Continuing our woodland walk, Amelia and I saw many frogs. I saw a wood frog  that wears a black mask across its eyes and has a yellow line that distinguishes this particular frog species. Frogs were not all we saw. There was cucumber root . My sister Ronnie told me what it was. Here is a photo of the plant. The upper set of leaves were growing through the beautiful ferns that exist within the woodlands.

Cucumber root

Cucumber root

The plant is unique because it as two separate sets of leave with berries within the top array of leaves that form a circle around the plant stalk. Ronnie also pointed out running cedar that grows near the far boundary of the property near the frog pond. . I have to jog my memory re: medicinal plants and look up both running cedar and princess pine. Something is nagging me about one of them being a medicinal plant.

On the walk down Ashby West Road yesterday, I came across lady slipper leaves visibly growing near one of my favorite grandfather boulders. I was really taken aback. There are at least eight sets of visible plants growing along the side of the road. I drove down the hill yesterday and Ronnie was able to be my eyes as we passed the large glacier boulder. Ronnie, being a plant expert herself, was able to spot the lady slippers. I love them because they are part of the orchid family and hardy enough to grow in our northern climate.

ladyslipper

Today We Sing Your Praises

Hand Drum Contest – Lac Courte Oreilles (LCO) Convention Center, Hayward, WI.  Happy Tonics will be at LCO Ojiwe Community College on Thursday to present a program on Oneida Culture and Corn.  It is all about saving tribal indigenous crop species from extinction. 

Brighter Planet VOTING PERIOD has ended.  Happy Tonics, Inc. received 234 VOTES for their initiative to adapt to Climate Change.  Happy Tonics, Inc. Officers and Board Members wish to thank each and every one of you for your votes.  Today we heard from Michelle L. Voight, Executive Director, of Tourism Washburn County Tourism Association at www.washburncounty.org  Michelle let us know she VOTED for  adapt to Climate Change Native Habitat and Community Garden in Shell Lake, Wisconsin.

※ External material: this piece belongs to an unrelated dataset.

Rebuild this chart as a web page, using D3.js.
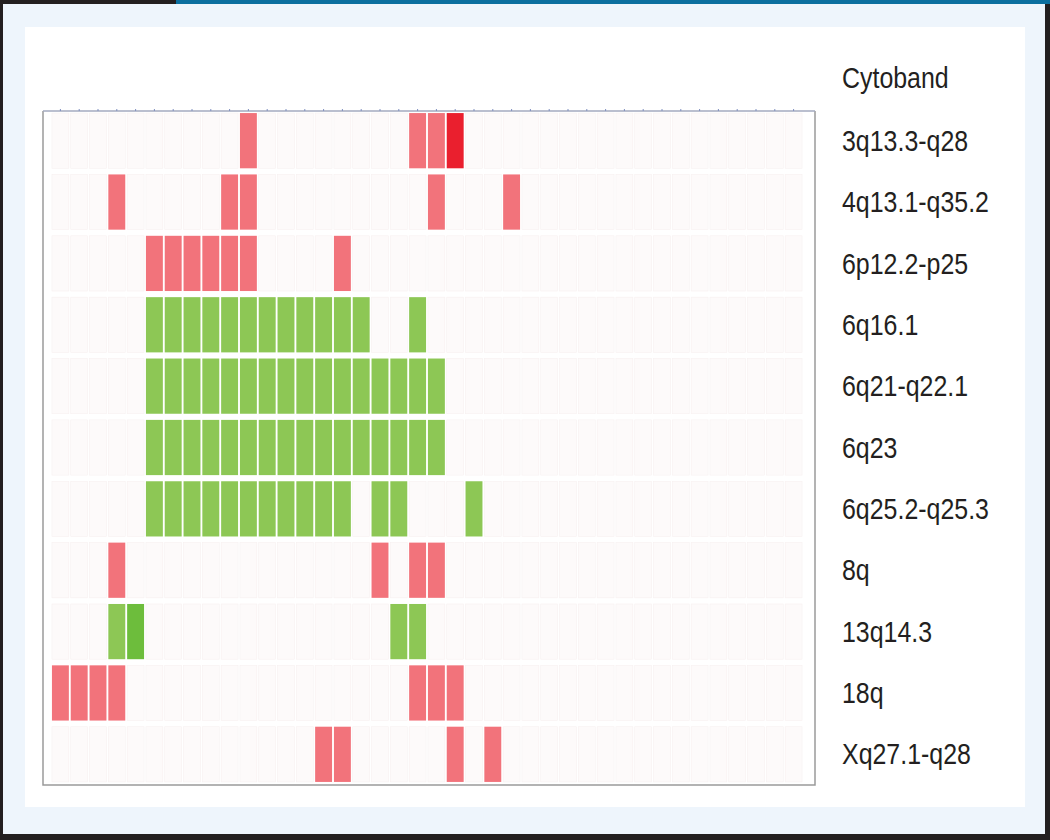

 We are both members of Destination Marketing Organization at http://wisconsinvisitor.com/?113140   Nancy Herman, Yellow River Advertising and Marketing and Greg Vreeland, Wisconsin Great Northern Railroad, are dedicated to letting the public know that we have some great green initiatives to promote Eco tourism and Volunteer Eco vacations in the Great North Woods of Wisconsin.  Check out the train schedule in Spooner at http://www.spoonertrainride.com/  to find some interesting short excursions that include meals and other eco friendly activities like the pumpkin train that goes out to a pumpkin patch in the fall.

Monarch Butterfly Habitat

Monarch Butterfly Habitat, Shell Lake, WI, USA copyright Cindy Dyer

 In the summer, right down the road from Spooner is the Monarch Butterfly Habitat that Happy Tonics implements.  The city owned land is now a Restored Remnant Tallgrass Prairie for many species of butterflies, native bees and dragonflies.  Visitors have even seen ducks, deer and a bear come wandering through the habitat. 

One doesn’t need a lot of land to restore nature back to native habitat.  Native plants are host plants to butterflies and do not require intensive watering.  The plants have very deep roots.  The prairie rose has been known to grow 20 feet down into the soil to tap water.  Can you image lawns doing this?  Why deplete water to maintain a lawn?  Native grasses and wildflowers can do all this with so little in return.   With climate change we need to adapt.  Bless you all for voting and helping to protect Mother Earth. 

Be happy insectamonarca friends where ever you are.